(INFORMATION SHOWN):
++++
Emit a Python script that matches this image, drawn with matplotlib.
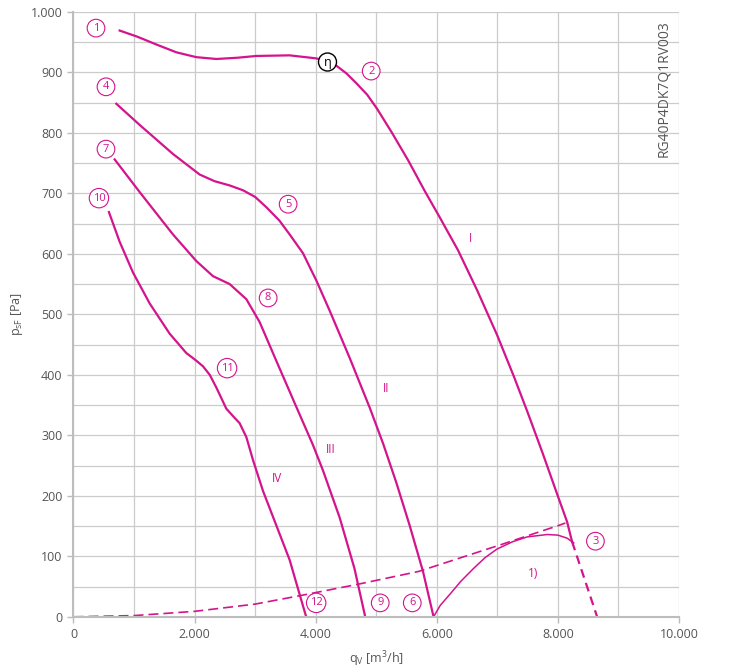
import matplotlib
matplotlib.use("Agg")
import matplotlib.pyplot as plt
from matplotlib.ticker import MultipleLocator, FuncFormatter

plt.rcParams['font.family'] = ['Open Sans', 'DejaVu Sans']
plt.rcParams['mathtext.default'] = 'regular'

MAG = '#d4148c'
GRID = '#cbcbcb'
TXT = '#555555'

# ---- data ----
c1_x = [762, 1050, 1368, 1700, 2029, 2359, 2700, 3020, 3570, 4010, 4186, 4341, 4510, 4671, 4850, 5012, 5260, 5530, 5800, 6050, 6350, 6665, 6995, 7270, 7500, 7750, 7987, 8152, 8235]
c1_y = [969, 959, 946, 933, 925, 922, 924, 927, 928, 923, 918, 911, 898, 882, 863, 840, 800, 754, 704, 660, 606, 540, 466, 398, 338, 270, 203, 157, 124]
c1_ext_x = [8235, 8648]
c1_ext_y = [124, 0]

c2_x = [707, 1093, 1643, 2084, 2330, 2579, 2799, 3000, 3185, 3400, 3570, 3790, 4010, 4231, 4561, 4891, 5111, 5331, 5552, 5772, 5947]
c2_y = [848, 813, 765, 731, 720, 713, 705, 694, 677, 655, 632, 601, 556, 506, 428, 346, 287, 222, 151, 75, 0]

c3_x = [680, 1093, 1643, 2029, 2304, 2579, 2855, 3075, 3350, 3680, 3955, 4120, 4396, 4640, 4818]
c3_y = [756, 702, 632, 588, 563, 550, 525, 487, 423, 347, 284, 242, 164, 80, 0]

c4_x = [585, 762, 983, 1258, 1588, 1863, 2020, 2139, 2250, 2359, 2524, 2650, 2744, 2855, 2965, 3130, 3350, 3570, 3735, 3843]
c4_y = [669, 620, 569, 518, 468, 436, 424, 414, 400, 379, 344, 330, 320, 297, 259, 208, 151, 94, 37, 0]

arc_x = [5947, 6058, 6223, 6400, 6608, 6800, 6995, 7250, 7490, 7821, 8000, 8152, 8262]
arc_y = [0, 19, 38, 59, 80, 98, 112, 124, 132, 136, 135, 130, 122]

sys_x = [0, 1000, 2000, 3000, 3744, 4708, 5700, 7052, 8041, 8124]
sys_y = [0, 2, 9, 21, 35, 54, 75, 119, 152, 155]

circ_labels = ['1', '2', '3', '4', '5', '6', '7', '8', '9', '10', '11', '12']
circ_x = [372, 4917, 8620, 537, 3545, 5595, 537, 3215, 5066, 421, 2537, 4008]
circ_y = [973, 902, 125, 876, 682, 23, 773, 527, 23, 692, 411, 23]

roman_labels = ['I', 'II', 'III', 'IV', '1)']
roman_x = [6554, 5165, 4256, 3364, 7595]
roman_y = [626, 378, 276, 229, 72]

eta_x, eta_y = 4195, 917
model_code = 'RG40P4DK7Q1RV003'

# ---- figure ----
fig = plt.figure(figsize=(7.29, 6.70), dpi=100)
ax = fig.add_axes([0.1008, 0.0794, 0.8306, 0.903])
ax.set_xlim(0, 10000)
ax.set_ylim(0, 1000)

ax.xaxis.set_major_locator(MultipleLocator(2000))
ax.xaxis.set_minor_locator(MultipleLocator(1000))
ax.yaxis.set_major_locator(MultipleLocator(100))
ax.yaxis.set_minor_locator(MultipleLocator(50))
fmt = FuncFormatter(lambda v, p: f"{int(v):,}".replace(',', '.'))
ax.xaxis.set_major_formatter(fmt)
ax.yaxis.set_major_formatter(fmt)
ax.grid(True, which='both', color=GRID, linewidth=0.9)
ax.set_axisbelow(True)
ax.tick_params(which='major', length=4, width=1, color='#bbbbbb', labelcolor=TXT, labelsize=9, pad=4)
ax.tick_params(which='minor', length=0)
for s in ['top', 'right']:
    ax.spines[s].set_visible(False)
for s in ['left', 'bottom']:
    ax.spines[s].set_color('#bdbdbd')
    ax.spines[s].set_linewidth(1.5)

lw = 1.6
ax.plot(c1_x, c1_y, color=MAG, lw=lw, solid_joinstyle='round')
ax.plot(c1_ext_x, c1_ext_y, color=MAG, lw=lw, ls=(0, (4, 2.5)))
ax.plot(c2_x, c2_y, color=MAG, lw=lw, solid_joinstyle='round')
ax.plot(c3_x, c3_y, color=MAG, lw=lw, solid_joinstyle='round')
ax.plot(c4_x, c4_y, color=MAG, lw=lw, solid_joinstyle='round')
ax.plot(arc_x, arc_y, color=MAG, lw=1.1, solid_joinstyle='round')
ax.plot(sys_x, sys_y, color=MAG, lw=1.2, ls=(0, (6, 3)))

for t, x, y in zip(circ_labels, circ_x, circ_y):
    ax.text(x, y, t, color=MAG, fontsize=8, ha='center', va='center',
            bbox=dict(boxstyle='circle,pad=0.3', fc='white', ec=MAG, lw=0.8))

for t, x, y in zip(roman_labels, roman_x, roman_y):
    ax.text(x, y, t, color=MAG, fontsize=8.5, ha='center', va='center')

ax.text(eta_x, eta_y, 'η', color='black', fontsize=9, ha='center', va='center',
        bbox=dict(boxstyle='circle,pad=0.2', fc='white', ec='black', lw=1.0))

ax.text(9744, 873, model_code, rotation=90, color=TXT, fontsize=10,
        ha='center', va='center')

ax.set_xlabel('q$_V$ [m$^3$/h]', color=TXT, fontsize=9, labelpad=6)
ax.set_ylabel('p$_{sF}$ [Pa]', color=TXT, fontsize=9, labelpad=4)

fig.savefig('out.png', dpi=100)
++++
(WORK TO DO): Copy out the listing exactly as it stands, but not the pictures.

(OUTPUT FOR THIS TASK):
Emit a Python script that matches this image, drawn with matplotlib.
import matplotlib
matplotlib.use("Agg")
import matplotlib.pyplot as plt
from matplotlib.ticker import MultipleLocator, FuncFormatter

plt.rcParams['font.family'] = ['Open Sans', 'DejaVu Sans']
plt.rcParams['mathtext.default'] = 'regular'

MAG = '#d4148c'
GRID = '#cbcbcb'
TXT = '#555555'

# ---- data ----
c1_x = [762, 1050, 1368, 1700, 2029, 2359, 2700, 3020, 3570, 4010, 4186, 4341, 4510, 4671, 4850, 5012, 5260, 5530, 5800, 6050, 6350, 6665, 6995, 7270, 7500, 7750, 7987, 8152, 8235]
c1_y = [969, 959, 946, 933, 925, 922, 924, 927, 928, 923, 918, 911, 898, 882, 863, 840, 800, 754, 704, 660, 606, 540, 466, 398, 338, 270, 203, 157, 124]
c1_ext_x = [8235, 8648]
c1_ext_y = [124, 0]

c2_x = [707, 1093, 1643, 2084, 2330, 2579, 2799, 3000, 3185, 3400, 3570, 3790, 4010, 4231, 4561, 4891, 5111, 5331, 5552, 5772, 5947]
c2_y = [848, 813, 765, 731, 720, 713, 705, 694, 677, 655, 632, 601, 556, 506, 428, 346, 287, 222, 151, 75, 0]

c3_x = [680, 1093, 1643, 2029, 2304, 2579, 2855, 3075, 3350, 3680, 3955, 4120, 4396, 4640, 4818]
c3_y = [756, 702, 632, 588, 563, 550, 525, 487, 423, 347, 284, 242, 164, 80, 0]

c4_x = [585, 762, 983, 1258, 1588, 1863, 2020, 2139, 2250, 2359, 2524, 2650, 2744, 2855, 2965, 3130, 3350, 3570, 3735, 3843]
c4_y = [669, 620, 569, 518, 468, 436, 424, 414, 400, 379, 344, 330, 320, 297, 259, 208, 151, 94, 37, 0]

arc_x = [5947, 6058, 6223, 6400, 6608, 6800, 6995, 7250, 7490, 7821, 8000, 8152, 8262]
arc_y = [0, 19, 38, 59, 80, 98, 112, 124, 132, 136, 135, 130, 122]

sys_x = [0, 1000, 2000, 3000, 3744, 4708, 5700, 7052, 8041, 8124]
sys_y = [0, 2, 9, 21, 35, 54, 75, 119, 152, 155]

circ_labels = ['1', '2', '3', '4', '5', '6', '7', '8', '9', '10', '11', '12']
circ_x = [372, 4917, 8620, 537, 3545, 5595, 537, 3215, 5066, 421, 2537, 4008]
circ_y = [973, 902, 125, 876, 682, 23, 773, 527, 23, 692, 411, 23]

roman_labels = ['I', 'II', 'III', 'IV', '1)']
roman_x = [6554, 5165, 4256, 3364, 7595]
roman_y = [626, 378, 276, 229, 72]

eta_x, eta_y = 4195, 917
model_code = 'RG40P4DK7Q1RV003'

# ---- figure ----
fig = plt.figure(figsize=(7.29, 6.70), dpi=100)
ax = fig.add_axes([0.1008, 0.0794, 0.8306, 0.903])
ax.set_xlim(0, 10000)
ax.set_ylim(0, 1000)

ax.xaxis.set_major_locator(MultipleLocator(2000))
ax.xaxis.set_minor_locator(MultipleLocator(1000))
ax.yaxis.set_major_locator(MultipleLocator(100))
ax.yaxis.set_minor_locator(MultipleLocator(50))
fmt = FuncFormatter(lambda v, p: f"{int(v):,}".replace(',', '.'))
ax.xaxis.set_major_formatter(fmt)
ax.yaxis.set_major_formatter(fmt)
ax.grid(True, which='both', color=GRID, linewidth=0.9)
ax.set_axisbelow(True)
ax.tick_params(which='major', length=4, width=1, color='#bbbbbb', labelcolor=TXT, labelsize=9, pad=4)
ax.tick_params(which='minor', length=0)
for s in ['top', 'right']:
    ax.spines[s].set_visible(False)
for s in ['left', 'bottom']:
    ax.spines[s].set_color('#bdbdbd')
    ax.spines[s].set_linewidth(1.5)

lw = 1.6
ax.plot(c1_x, c1_y, color=MAG, lw=lw, solid_joinstyle='round')
ax.plot(c1_ext_x, c1_ext_y, color=MAG, lw=lw, ls=(0, (4, 2.5)))
ax.plot(c2_x, c2_y, color=MAG, lw=lw, solid_joinstyle='round')
ax.plot(c3_x, c3_y, color=MAG, lw=lw, solid_joinstyle='round')
ax.plot(c4_x, c4_y, color=MAG, lw=lw, solid_joinstyle='round')
ax.plot(arc_x, arc_y, color=MAG, lw=1.1, solid_joinstyle='round')
ax.plot(sys_x, sys_y, color=MAG, lw=1.2, ls=(0, (6, 3)))

for t, x, y in zip(circ_labels, circ_x, circ_y):
    ax.text(x, y, t, color=MAG, fontsize=8, ha='center', va='center',
            bbox=dict(boxstyle='circle,pad=0.3', fc='white', ec=MAG, lw=0.8))

for t, x, y in zip(roman_labels, roman_x, roman_y):
    ax.text(x, y, t, color=MAG, fontsize=8.5, ha='center', va='center')

ax.text(eta_x, eta_y, 'η', color='black', fontsize=9, ha='center', va='center',
        bbox=dict(boxstyle='circle,pad=0.2', fc='white', ec='black', lw=1.0))

ax.text(9744, 873, model_code, rotation=90, color=TXT, fontsize=10,
        ha='center', va='center')

ax.set_xlabel('q$_V$ [m$^3$/h]', color=TXT, fontsize=9, labelpad=6)
ax.set_ylabel('p$_{sF}$ [Pa]', color=TXT, fontsize=9, labelpad=4)

fig.savefig('out.png', dpi=100)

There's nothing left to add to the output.